• Direction:
Starting at the line that contains "Convert this chart to matplotlib code." and stopping at the line that contains "ha='center', va='baseline', fontsize=15.5)", transcribe every line of the material below exactly; pictures stay out.

• Task input:
· · · · · · ·
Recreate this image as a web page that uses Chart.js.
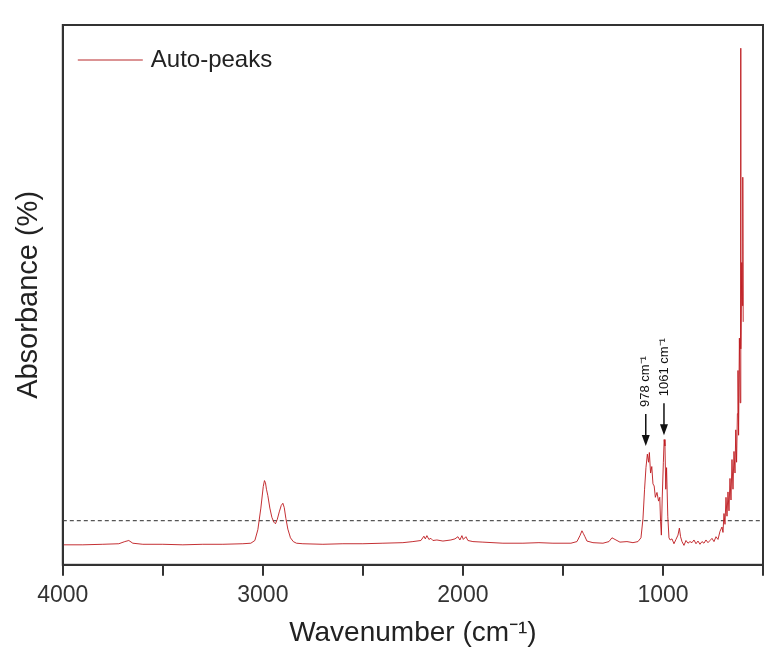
· · · · · · ·
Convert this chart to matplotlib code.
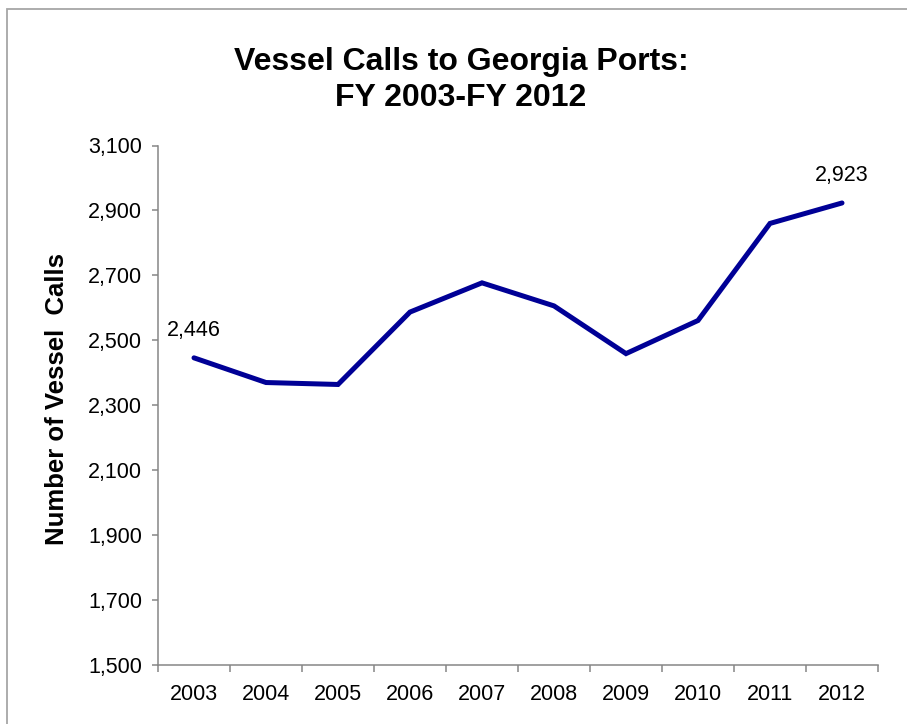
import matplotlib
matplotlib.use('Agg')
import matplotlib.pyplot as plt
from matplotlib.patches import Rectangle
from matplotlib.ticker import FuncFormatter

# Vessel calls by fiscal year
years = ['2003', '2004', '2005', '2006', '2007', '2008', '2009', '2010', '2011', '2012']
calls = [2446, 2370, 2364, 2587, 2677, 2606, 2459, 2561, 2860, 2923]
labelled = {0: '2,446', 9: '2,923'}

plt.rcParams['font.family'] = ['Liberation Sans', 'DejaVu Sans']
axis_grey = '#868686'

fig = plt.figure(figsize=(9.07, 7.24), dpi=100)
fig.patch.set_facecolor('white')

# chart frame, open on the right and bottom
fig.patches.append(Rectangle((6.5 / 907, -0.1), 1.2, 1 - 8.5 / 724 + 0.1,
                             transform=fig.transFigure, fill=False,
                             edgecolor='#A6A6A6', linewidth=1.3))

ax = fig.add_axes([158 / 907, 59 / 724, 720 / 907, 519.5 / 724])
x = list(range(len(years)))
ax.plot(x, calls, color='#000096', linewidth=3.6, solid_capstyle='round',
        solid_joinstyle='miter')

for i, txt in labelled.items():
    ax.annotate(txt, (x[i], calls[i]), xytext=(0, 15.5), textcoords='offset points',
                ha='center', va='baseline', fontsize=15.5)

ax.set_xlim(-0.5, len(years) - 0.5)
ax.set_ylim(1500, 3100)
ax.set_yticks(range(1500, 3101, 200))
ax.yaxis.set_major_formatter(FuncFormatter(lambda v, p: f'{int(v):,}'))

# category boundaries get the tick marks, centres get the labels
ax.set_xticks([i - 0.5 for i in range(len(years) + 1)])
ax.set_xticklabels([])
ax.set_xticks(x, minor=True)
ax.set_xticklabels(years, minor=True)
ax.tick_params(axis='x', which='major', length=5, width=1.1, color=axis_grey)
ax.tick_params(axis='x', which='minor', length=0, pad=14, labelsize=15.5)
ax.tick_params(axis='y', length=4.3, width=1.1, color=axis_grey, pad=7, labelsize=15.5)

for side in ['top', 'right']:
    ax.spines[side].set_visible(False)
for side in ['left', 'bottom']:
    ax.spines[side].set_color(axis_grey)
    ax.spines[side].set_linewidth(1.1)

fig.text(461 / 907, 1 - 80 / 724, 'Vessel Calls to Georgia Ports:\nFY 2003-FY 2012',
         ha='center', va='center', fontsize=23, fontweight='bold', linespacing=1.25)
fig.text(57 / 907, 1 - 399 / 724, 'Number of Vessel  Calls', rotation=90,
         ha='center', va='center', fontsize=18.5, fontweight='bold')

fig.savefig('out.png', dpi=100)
· · · · · · ·
• Answer for the task:
Convert this chart to matplotlib code.
import matplotlib
matplotlib.use('Agg')
import matplotlib.pyplot as plt
from matplotlib.patches import Rectangle
from matplotlib.ticker import FuncFormatter

# Vessel calls by fiscal year
years = ['2003', '2004', '2005', '2006', '2007', '2008', '2009', '2010', '2011', '2012']
calls = [2446, 2370, 2364, 2587, 2677, 2606, 2459, 2561, 2860, 2923]
labelled = {0: '2,446', 9: '2,923'}

plt.rcParams['font.family'] = ['Liberation Sans', 'DejaVu Sans']
axis_grey = '#868686'

fig = plt.figure(figsize=(9.07, 7.24), dpi=100)
fig.patch.set_facecolor('white')

# chart frame, open on the right and bottom
fig.patches.append(Rectangle((6.5 / 907, -0.1), 1.2, 1 - 8.5 / 724 + 0.1,
                             transform=fig.transFigure, fill=False,
                             edgecolor='#A6A6A6', linewidth=1.3))

ax = fig.add_axes([158 / 907, 59 / 724, 720 / 907, 519.5 / 724])
x = list(range(len(years)))
ax.plot(x, calls, color='#000096', linewidth=3.6, solid_capstyle='round',
        solid_joinstyle='miter')

for i, txt in labelled.items():
    ax.annotate(txt, (x[i], calls[i]), xytext=(0, 15.5), textcoords='offset points',
                ha='center', va='baseline', fontsize=15.5)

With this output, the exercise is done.